1) In physics, there's 2 kinds of energy. A brick traveling 60 MPH horizontally can do a lot of damage. That is KINETIC ENERGY. A Brick sitting perfectly still at 5,000 above the ground can do a lot of damage IF DROPPED. That's POTENTIAL ENERGY.

2) A helicopter needs energy to spin the rotor and make lift. It usually gets that energy from the fuel, in the form of combustion.

3) If the engine were to quit in flight. You need energy to safely lower you to the ground by spinning the rotor.

4) That energy can be harvested from your KENETIC ENERGY (horizontal speed like the 60MPH brick), or from your POTENTIAL ENERGY (vertical height of the 5,000 ft brick), OR from a combination of the two.

5) The H/V curve is just a graphic plot of the altitude/airspeed combinations where, if the engine quit, you would have enough COMBINED energy to safely lower your butt to terra-firma.

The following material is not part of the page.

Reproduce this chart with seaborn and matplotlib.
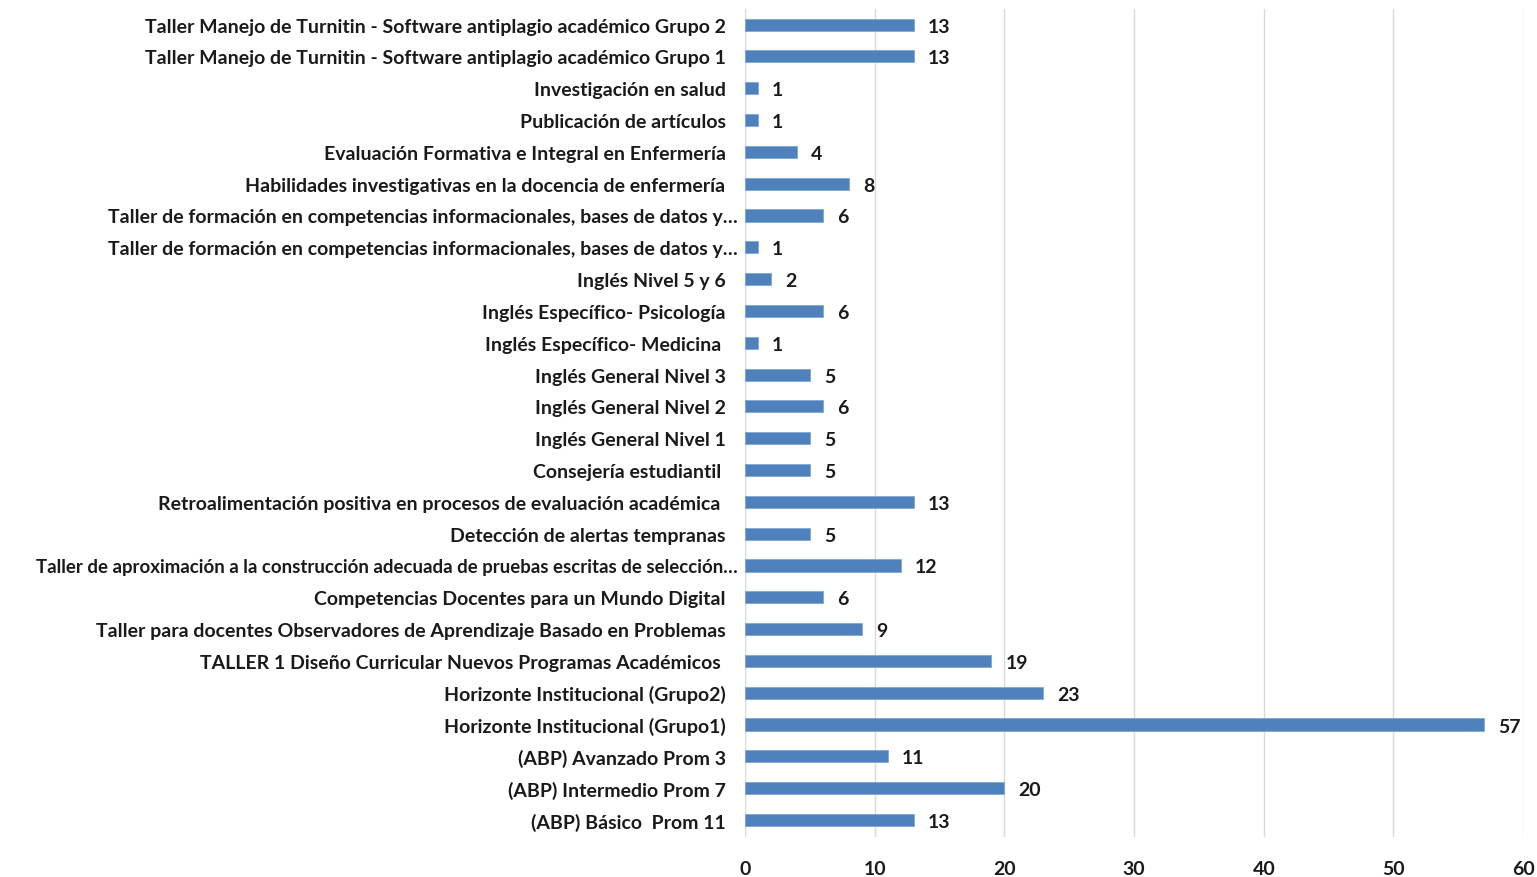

To add even MORE understanding, A HEAVIER aircraft has more kinetic energy and more potential energy so an R-22 that has one pilot that weighs 150# and 1/4 tank of gas, does NOT give you as many options when the engine quits, as it would if you had your fat brother with you and a full tank.

Arguably, the thing that stands out most on the H/V chart....Go vertically up the ZERO airspeed line to the point where you exit the shaded area. That's the minimum hovering altitude you can get to the ground safely from, if the engine fails. (Except hovering autorotations of course)

The low altitude shaded area in the higher airspeeds, is the weird area where you have enough kinetic energy to get down, but there's not enough height to allow the feeble human brain the 1.5 - 2 seconds it needs to react, before hitting the ground.

Last edited by bryancobb; 06-06-2012 at 04:02 PM.